Ligar um chip barato num equipamento urbano e conectá-lo numa rede, como propõe a IBM, abre um mundo de possibilidades. Processadores podem fazer uma porção de coisas interessantes, como interligar as câmeras que diferentes serviços da prefeitura – polícia, controle de tráfego etc. – têm espalhadas pela cidade a sistemas de computadores. Ao usar os softwares para analisar as imagens, torna-se possível controlar multidões que entram ou saem de estádios de futebol (o que pode ser útil num país que está às vésperas de uma Copa do Mundo) em busca de indícios de confusão e até flagrar espertinhos que estejam desrespeitando as regras de trânsito.
Não só o trânsito pode melhorar. Companhias de água e de luz também têm grandes expectativas sobre a forma como infraestruturas mais inteligentes poderão impactar seus resultados. O diretor de tecnologia e serviços da AES Eletropaulo, Ricardo van Erven, destaca que a adoção dos chamados grids inteligentes possibilitará uma gestão melhor do sistema elétrico como um todo, mas, para o cliente doméstico, o que mais deve chamar a atenção é a medição inteligente que vai permitir a criação de tarifas diferenciadas (mais na seção Estalo desta edição).

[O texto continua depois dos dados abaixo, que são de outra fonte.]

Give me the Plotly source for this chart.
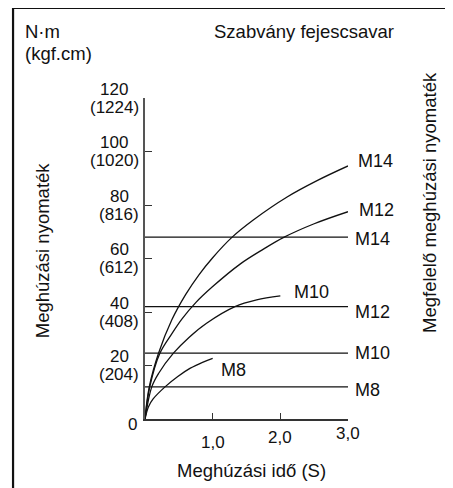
import plotly.graph_objects as go

# ---- data ----
y_ticks = [20, 40, 60, 80, 100, 120]
y_tick_nm = ["20", "40", "60", "80", "100", "120"]
y_tick_kgf = ["(204)", "(408)", "(612)", "(816)", "(1020)", "(1224)"]
x_ticks = [1, 2, 3]
x_tick_labels = ["1,0", "2,0", "3,0"]
x_tick_shift = [-23, -18, -14]

m14_t = [0, 0.064, 0.2, 0.395, 0.6, 0.8, 1.0, 1.284, 1.6, 2.1, 2.55, 3.0]
m14_v = [0, 12.1, 24.6, 37, 46.5, 54, 60.3, 67.9, 74.4, 83, 89.2, 94.6]
m12_t = [0, 0.07, 0.22, 0.4, 0.55, 0.75, 1.0, 1.41, 1.75, 2.05, 2.5, 3.0]
m12_v = [0, 12, 24.6, 32, 37.5, 43.5, 49.5, 58, 63.5, 67.9, 73, 77.5]
m10_t = [0, 0.1, 0.2, 0.42, 0.65, 0.91, 1.33, 1.65, 2.0]
m10_v = [0, 12, 17, 24.6, 30.5, 35.8, 42, 44.5, 46]
m8_t = [0, 0.05, 0.12, 0.3, 0.48, 0.67, 0.85, 1.0]
m8_v = [0, 4.5, 7.5, 12.1, 15.8, 19, 21.2, 22.7]

curve_names = ["M14", "M12", "M10", "M8"]
curve_t = [m14_t, m12_t, m10_t, m8_t]
curve_v = [m14_v, m12_v, m10_v, m8_v]
curve_label_dx = [8, 9, 12, 6]
curve_label_dy = [5, 2, 4, -12]

hline_names = ["M14", "M12", "M10", "M8"]
hline_vals = [68, 42, 24.6, 12]
hline_label_dy = [-2, -5, 0, -3]

FONT = "Liberation Sans, Arial, sans-serif"
FS = 18
TFS = 17

def text_w(s, fs):
    widths = {"(": 0.333, ")": 0.333}
    return sum(widths.get(c, 0.556) for c in s) * fs

fig = go.Figure()
for t, v in zip(curve_t, curve_v):
    fig.add_trace(go.Scatter(x=t, y=v, mode="lines", line=dict(color="#111", width=1.3, shape="spline"),
                             hoverinfo="skip", showlegend=False))
for v in hline_vals:
    fig.add_trace(go.Scatter(x=[0, 3], y=[v, v], mode="lines", line=dict(color="#111", width=1.3),
                             hoverinfo="skip", showlegend=False))

ann = []
for name, t, v, dx, dy in zip(curve_names, curve_t, curve_v, curve_label_dx, curve_label_dy):
    ann.append(dict(x=t[-1], y=v[-1], xref="x", yref="y", text=name, showarrow=False,
                    xanchor="left", yanchor="middle", xshift=dx, yshift=dy))
for name, v, dy in zip(hline_names, hline_vals, hline_label_dy):
    ann.append(dict(x=3, y=v, xref="x", yref="y", text=name, showarrow=False,
                    xanchor="left", yanchor="middle", xshift=5, yshift=dy))
for tv, a, b in zip(y_ticks, y_tick_nm, y_tick_kgf):
    cx = -6 - text_w(b, TFS) / 2
    ann.append(dict(x=0, y=tv, xref="x", yref="y", text=a, showarrow=False, font=dict(size=TFS),
                    xanchor="center", yanchor="middle", xshift=cx, yshift=9))
    ann.append(dict(x=0, y=tv, xref="x", yref="y", text=b, showarrow=False, font=dict(size=TFS),
                    xanchor="center", yanchor="middle", xshift=cx, yshift=-9))
ann.append(dict(x=0, y=0, xref="x", yref="y", text="0", showarrow=False, font=dict(size=TFS),
                xanchor="right", yanchor="middle", xshift=-6, yshift=-5))
for tv, lab, sh in zip(x_ticks, x_tick_labels, x_tick_shift):
    ann.append(dict(x=tv, y=0, xref="x", yref="y", text=lab, showarrow=False, font=dict(size=TFS),
                    xanchor="center", yanchor="middle", yshift=sh))
TF = dict(size=18.5)
ann += [
    dict(x=0.527, y=-0.159, xref="paper", yref="paper", text="Meghúzási idő (S)", showarrow=False, font=TF,
         xanchor="center", yanchor="middle"),
    dict(x=-0.507, y=0.526, xref="paper", yref="paper", text="Meghúzási nyomaték", textangle=-90,
         showarrow=False, font=TF, xanchor="center", yanchor="middle"),
    dict(x=1.404, y=0.673, xref="paper", yref="paper", text="Megfelelő meghúzási nyomaték", textangle=-90,
         showarrow=False, font=TF, xanchor="center", yanchor="middle"),
    dict(x=0.783, y=1.206, xref="paper", yref="paper", text="Szabvány fejescsavar", showarrow=False, font=TF,
         xanchor="center", yanchor="middle"),
    dict(x=-0.60, y=1.206, xref="paper", yref="paper", text="N·m", showarrow=False,
         xanchor="left", yanchor="middle", font=TF),
    dict(x=-0.60, y=1.140, xref="paper", yref="paper", text="(kgf.cm)", showarrow=False,
         xanchor="left", yanchor="middle", font=TF),
]

shapes = [
    dict(type="line", xref="paper", yref="paper", x0=-0.650, x1=1.55, y0=1.2805, y1=1.2805,
         line=dict(color="#111", width=2.2)),
    dict(type="line", xref="paper", yref="paper", x0=-0.650, x1=-0.650, y0=1.2805, y1=-0.25,
         line=dict(color="#111", width=2.2)),
]

fig.update_layout(
    width=445, height=480,
    margin=dict(l=137, r=105, t=90, b=69),
    paper_bgcolor="white", plot_bgcolor="white",
    font=dict(family=FONT, size=FS, color="#111"),
    annotations=ann, shapes=shapes,
    xaxis=dict(range=[0, 3], showgrid=False, zeroline=False, showline=True, linecolor="#333", linewidth=1.5,
               ticks="inside", tickvals=x_ticks, ticklen=6, tickwidth=1.3, tickcolor="#333",
               showticklabels=False, fixedrange=True),
    yaxis=dict(range=[0, 120], showgrid=False, zeroline=False, showline=True, linecolor="#555", linewidth=1.5,
               ticks="inside", tickvals=y_ticks, ticklen=7, tickwidth=1.3, tickcolor="#333",
               showticklabels=False, fixedrange=True),
)

fig.write_html("out.html")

“Teremos equipamentos capazes de passar ao consumidor tarifas diferentes ao longo do dia, assim será possível escolher usar determinados equipamentos nos horários mais baratos”, relata o diretor, acrescentando que isso vai permitir o desvio de parte do consumo para fora do horário de pico.
A melhoria nas tecnologias de medição também tem sido uma das principais armas da Sabesp em seu objetivo de cortar pela metade as perdas do sistema que hoje estão em 26% (a média brasileira é de indecentes 45%). De acordo com o assessor de meio ambiente da presidência, Marcelo Morgado, os hidrômetros mais modernos medem muito melhor os consumos de baixa vazão. Clientes de grandes volumes também têm acesso a serviços de telemedição que permitem acompanhar o consumo em tempo real. “Os gestores podem saber em que pontos há um consumo anormal e agir preventivamente”, diz.
Segundo Taurion, da IBM, uma infraestrutura mais eficiente tornou-se peça-chave para conciliar crescimento econômico e padrões ambientais rigorosos. Melhorar os sistemas viário e elétrico é vital para reduzir as emissões de gases de efeito estufa. “Isso abre uma oportunidade para o desenvolvimento de soluções inovadoras. Percebemos que havia oportunidade de negócios aí”, comenta.
Esse é um jogo novo até para uma empresa do porte da IBM. “Quando você pensa em cidades inteligentes, fala de um ecossistema de negócios que vai desenvolver os produtos e serviços para compor essas soluções. Isso envolve empresas de TI, de construção civil, de eletrônica e governos trabalhando em parceria. Estamos só aprendendo a fazer esse negócio”, diz Taurion.